Tag Archives: urbanscapes

Florence Lost

Giovanni Fanelli. Florence Lost: As Seen in the 120 Paintings by Fabio Bortottoni. Translated by Forrest Selvig. Introduction by Italo Calvino, translated by William Weaver. Milan: Franco Maria Ricci, 1985.

The silence entered the city in the early afternoon. It slipped through the turreted, battlemented gates, occupied the loggias arch by arch, flowed along the streets grazing the walls, huddled against the embankments, filled the ramparts.

Italo Calvino’s short essay, “Silence and the City”, is included in the work on the paintings of Fabio Bortottoni (1820-1901). The sentence quoted above opens both the essay and the larger work. After a passage describing the fall of silence across the city, Calvino describes the material of silence.  He writes:

Silence is made of stone; it is something that is inside walls, in building materials. It is the living of a masonry world, all facades, rough and smooth, rusticated, stuccoed. Silence is a solid: it speaks through volumes, edges, outcrops, and niches in the surfaces, through tympana and apses. It expresses itself in the multiple facets of those opaque crystals, the concretions of buildings in the taciturn cities. Those who attempt to make walls talk by sticking written words onto them have missed the whole point of walls: walls express themselves in the long silences of light and shadow that fall on their uniform surfaces, in the blind stare of rows of windows. (pg 14-15)
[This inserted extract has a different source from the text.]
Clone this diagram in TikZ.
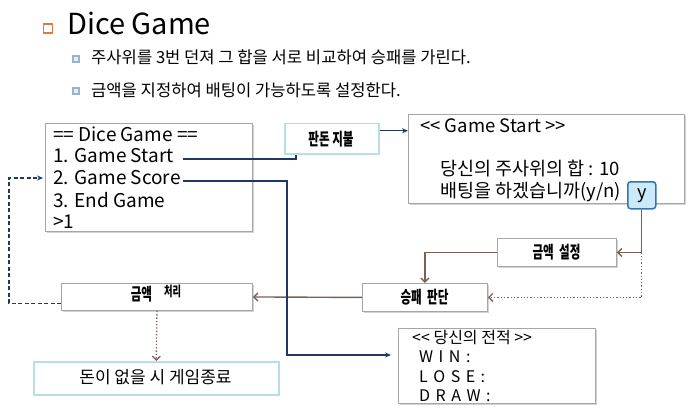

Through the lens of Calvino, the reader comes to the paintings of Borbottoni. One cannot help but feel that Calvino’s silence has befallen the city of Florence. Borbottoni included figures in many of his paintings; however, it is the mass of the buildings, the light and shadow that dominate the paintings. Even in the busy markets, there is a quietness among the people.

According to Fanelli, Borbottoni hoped to document the lost and changing fabric of the city of Florence with his 120 paintings. Fanelli argues, however, that these images are not accurate representations of the city. Borbottoni used various documents to create paintings for the no longer extant structures. Even with those buildings or parts of the city that he would have known first hand, Borbottoni used artistic license. Fanelli concludes, “Together the pictures in the collection constitute a long tale of lights and shadows.” (pg 19-26)

For those interested in the architecture and the city fabric of Florence, the two volume set would be most useful so long as one follows Fanelli’s cautionary remarks. And for those that are not, Borbottoni’s works are beautiful studies of light, shadow, and silence.